-- EXERCISE --
Return each line of the listing below, unchanged, and omit the images.

-- SUPPLIED DATA --

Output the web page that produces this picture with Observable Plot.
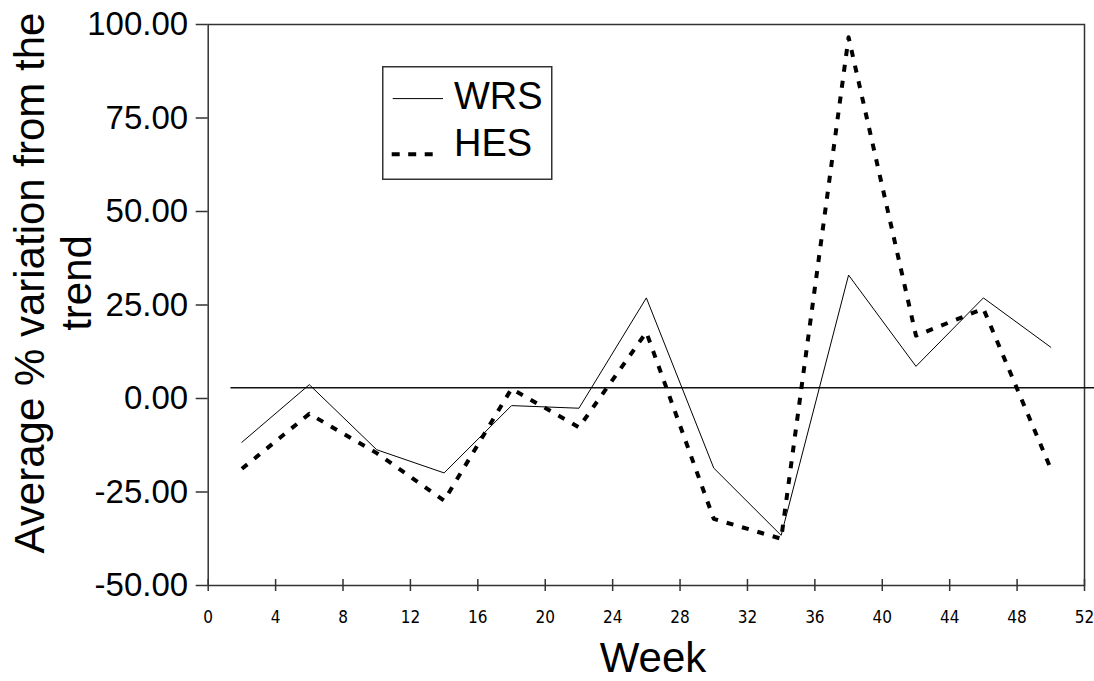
<!DOCTYPE html>
<html>
<head>
<meta charset="utf-8">
<script src="https://cdn.jsdelivr.net/npm/d3@7"></script>
<script src="https://cdn.jsdelivr.net/npm/@observablehq/plot@0.6"></script>
<style>
  body { margin: 0; background: #fff; }
  #chart { position: relative; width: 1094px; height: 681px; font-family: "Liberation Sans", Arial, sans-serif; }
  #legend { position: absolute; left: 382px; top: 66px; }
</style>
</head>
<body>
<div id="chart"></div>
<script>
// Weekly average % variation from the trend, two survey series
const weeks = [2, 6, 10, 14, 18, 22, 26, 30, 34, 38, 42, 46, 50];
const wrs = [-11.7, 3.7, -13.7, -19.9, -1.9, -2.6, 26.9, -18.6, -36.6, 33.0, 8.6, 26.9, 13.7];
const hes = [-18.8, -4.1, -14.6, -27.3, 2.6, -7.7, 17.7, -32.2, -37.5, 96.6, 16.8, 24.0, -18.8];

const seriesNames = ["WRS", "HES"];
const yTicks = [-50, -25, 0, 25, 50, 75, 100];
const xTicks = [0, 4, 8, 12, 16, 20, 24, 28, 32, 36, 40, 44, 48, 52];

// horizontal reference level and the week span it covers
const trendLevel = 2.9;
const trendSpan = [1.35, 52.6];

const yTitle = ["Average % variation from the", "trend"];
const xTitle = "Week";

const rowsWRS = weeks.map((w, i) => ({week: w, value: wrs[i]}));
const rowsHES = weeks.map((w, i) => ({week: w, value: hes[i]}));

const font = "Liberation Sans, Arial, sans-serif";
const narrow = "Liberation Sans Narrow, Arial Narrow, DejaVu Sans Condensed, sans-serif";
const dash = "7,9";

const chart = Plot.plot({
  width: 1094,
  height: 681,
  marginLeft: 207.7,
  marginRight: 10,
  marginTop: 24,
  marginBottom: 96,
  style: {fontFamily: font, color: "#000", background: "#fff"},
  x: {domain: [0, 52], axis: null},
  y: {domain: [-50, 100], axis: null},
  marks: [
    Plot.frame({stroke: "#333", strokeWidth: 1.5}),
    Plot.axisY(yTicks, {
      tickSize: 12, tickPadding: 8, fontSize: 33, fontFamily: font,
      tickFormat: d => d.toFixed(2), stroke: "#333", strokeWidth: 1.5, fill: "#000", label: null
    }),
    Plot.axisX(xTicks, {
      tickSize: 12, dy: -6, tickPadding: 19, fontSize: 17, fontFamily: narrow,
      tickFormat: d => String(d), stroke: "#333", strokeWidth: 1.5, fill: "#000", label: null
    }),
    Plot.ruleY([trendLevel], {x1: trendSpan[0], x2: trendSpan[1], stroke: "#111", strokeWidth: 1.5}),
    Plot.line(rowsWRS, {x: "week", y: "value", stroke: "#000", strokeWidth: 1}),
    Plot.line(rowsHES, {x: "week", y: "value", stroke: "#000", strokeWidth: 4, strokeDasharray: dash, strokeLinecap: "butt"}),
    Plot.text([yTitle[0]], {text: d => d, frameAnchor: "left", textAnchor: "middle", lineAnchor: "middle", rotate: -90, dx: -178, dy: -22, fontSize: 42, fontFamily: font, fill: "#000"}),
    Plot.text([yTitle[1]], {text: d => d, frameAnchor: "left", textAnchor: "middle", lineAnchor: "middle", rotate: -90, dx: -131, dy: -22, fontSize: 42, fontFamily: font, fill: "#000"}),
    Plot.text([xTitle], {text: d => d, frameAnchor: "bottom", textAnchor: "middle", lineAnchor: "middle", dx: 6.6, dy: 73.5, fontSize: 42, fontFamily: font, fill: "#000"})
  ]
});

const root = document.getElementById("chart");
root.appendChild(chart);

// Legend box with line samples
const ns = "http://www.w3.org/2000/svg";
const leg = document.createElementNS(ns, "svg");
leg.setAttribute("id", "legend");
leg.setAttribute("width", 172);
leg.setAttribute("height", 115);
const styles = [
  {dash: null, width: 1, x1: 10.7, x2: 61, y: 32.6, ty: 43.3},
  {dash: "8,8.5", width: 4, x1: 9.7, x2: 53, y: 88.3, ty: 90.3}
];
const box = document.createElementNS(ns, "rect");
box.setAttribute("x", 0.75); box.setAttribute("y", 0.75);
box.setAttribute("width", 169); box.setAttribute("height", 112.5);
box.setAttribute("fill", "#fff"); box.setAttribute("stroke", "#333"); box.setAttribute("stroke-width", 1.5);
leg.appendChild(box);
seriesNames.forEach((name, i) => {
  const s = styles[i];
  const ln = document.createElementNS(ns, "line");
  ln.setAttribute("x1", s.x1); ln.setAttribute("x2", s.x2);
  ln.setAttribute("y1", s.y); ln.setAttribute("y2", s.y);
  ln.setAttribute("stroke", "#000"); ln.setAttribute("stroke-width", s.width);
  if (s.dash) ln.setAttribute("stroke-dasharray", s.dash);
  leg.appendChild(ln);
  const t = document.createElementNS(ns, "text");
  t.setAttribute("x", 72); t.setAttribute("y", s.ty);
  t.setAttribute("font-size", 38); t.setAttribute("font-family", font);
  t.textContent = name;
  leg.appendChild(t);
});
root.appendChild(leg);
</script>
</body>
</html>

-- RESPONSE TO THIS EXERCISE --
Output the web page that produces this picture with Observable Plot.
<!DOCTYPE html>
<html>
<head>
<meta charset="utf-8">
<script src="https://cdn.jsdelivr.net/npm/d3@7"></script>
<script src="https://cdn.jsdelivr.net/npm/@observablehq/plot@0.6"></script>
<style>
  body { margin: 0; background: #fff; }
  #chart { position: relative; width: 1094px; height: 681px; font-family: "Liberation Sans", Arial, sans-serif; }
  #legend { position: absolute; left: 382px; top: 66px; }
</style>
</head>
<body>
<div id="chart"></div>
<script>
// Weekly average % variation from the trend, two survey series
const weeks = [2, 6, 10, 14, 18, 22, 26, 30, 34, 38, 42, 46, 50];
const wrs = [-11.7, 3.7, -13.7, -19.9, -1.9, -2.6, 26.9, -18.6, -36.6, 33.0, 8.6, 26.9, 13.7];
const hes = [-18.8, -4.1, -14.6, -27.3, 2.6, -7.7, 17.7, -32.2, -37.5, 96.6, 16.8, 24.0, -18.8];

const seriesNames = ["WRS", "HES"];
const yTicks = [-50, -25, 0, 25, 50, 75, 100];
const xTicks = [0, 4, 8, 12, 16, 20, 24, 28, 32, 36, 40, 44, 48, 52];

// horizontal reference level and the week span it covers
const trendLevel = 2.9;
const trendSpan = [1.35, 52.6];

const yTitle = ["Average % variation from the", "trend"];
const xTitle = "Week";

const rowsWRS = weeks.map((w, i) => ({week: w, value: wrs[i]}));
const rowsHES = weeks.map((w, i) => ({week: w, value: hes[i]}));

const font = "Liberation Sans, Arial, sans-serif";
const narrow = "Liberation Sans Narrow, Arial Narrow, DejaVu Sans Condensed, sans-serif";
const dash = "7,9";

const chart = Plot.plot({
  width: 1094,
  height: 681,
  marginLeft: 207.7,
  marginRight: 10,
  marginTop: 24,
  marginBottom: 96,
  style: {fontFamily: font, color: "#000", background: "#fff"},
  x: {domain: [0, 52], axis: null},
  y: {domain: [-50, 100], axis: null},
  marks: [
    Plot.frame({stroke: "#333", strokeWidth: 1.5}),
    Plot.axisY(yTicks, {
      tickSize: 12, tickPadding: 8, fontSize: 33, fontFamily: font,
      tickFormat: d => d.toFixed(2), stroke: "#333", strokeWidth: 1.5, fill: "#000", label: null
    }),
    Plot.axisX(xTicks, {
      tickSize: 12, dy: -6, tickPadding: 19, fontSize: 17, fontFamily: narrow,
      tickFormat: d => String(d), stroke: "#333", strokeWidth: 1.5, fill: "#000", label: null
    }),
    Plot.ruleY([trendLevel], {x1: trendSpan[0], x2: trendSpan[1], stroke: "#111", strokeWidth: 1.5}),
    Plot.line(rowsWRS, {x: "week", y: "value", stroke: "#000", strokeWidth: 1}),
    Plot.line(rowsHES, {x: "week", y: "value", stroke: "#000", strokeWidth: 4, strokeDasharray: dash, strokeLinecap: "butt"}),
    Plot.text([yTitle[0]], {text: d => d, frameAnchor: "left", textAnchor: "middle", lineAnchor: "middle", rotate: -90, dx: -178, dy: -22, fontSize: 42, fontFamily: font, fill: "#000"}),
    Plot.text([yTitle[1]], {text: d => d, frameAnchor: "left", textAnchor: "middle", lineAnchor: "middle", rotate: -90, dx: -131, dy: -22, fontSize: 42, fontFamily: font, fill: "#000"}),
    Plot.text([xTitle], {text: d => d, frameAnchor: "bottom", textAnchor: "middle", lineAnchor: "middle", dx: 6.6, dy: 73.5, fontSize: 42, fontFamily: font, fill: "#000"})
  ]
});

const root = document.getElementById("chart");
root.appendChild(chart);

// Legend box with line samples
const ns = "http://www.w3.org/2000/svg";
const leg = document.createElementNS(ns, "svg");
leg.setAttribute("id", "legend");
leg.setAttribute("width", 172);
leg.setAttribute("height", 115);
const styles = [
  {dash: null, width: 1, x1: 10.7, x2: 61, y: 32.6, ty: 43.3},
  {dash: "8,8.5", width: 4, x1: 9.7, x2: 53, y: 88.3, ty: 90.3}
];
const box = document.createElementNS(ns, "rect");
box.setAttribute("x", 0.75); box.setAttribute("y", 0.75);
box.setAttribute("width", 169); box.setAttribute("height", 112.5);
box.setAttribute("fill", "#fff"); box.setAttribute("stroke", "#333"); box.setAttribute("stroke-width", 1.5);
leg.appendChild(box);
seriesNames.forEach((name, i) => {
  const s = styles[i];
  const ln = document.createElementNS(ns, "line");
  ln.setAttribute("x1", s.x1); ln.setAttribute("x2", s.x2);
  ln.setAttribute("y1", s.y); ln.setAttribute("y2", s.y);
  ln.setAttribute("stroke", "#000"); ln.setAttribute("stroke-width", s.width);
  if (s.dash) ln.setAttribute("stroke-dasharray", s.dash);
  leg.appendChild(ln);
  const t = document.createElementNS(ns, "text");
  t.setAttribute("x", 72); t.setAttribute("y", s.ty);
  t.setAttribute("font-size", 38); t.setAttribute("font-family", font);
  t.textContent = name;
  leg.appendChild(t);
});
root.appendChild(leg);
</script>
</body>
</html>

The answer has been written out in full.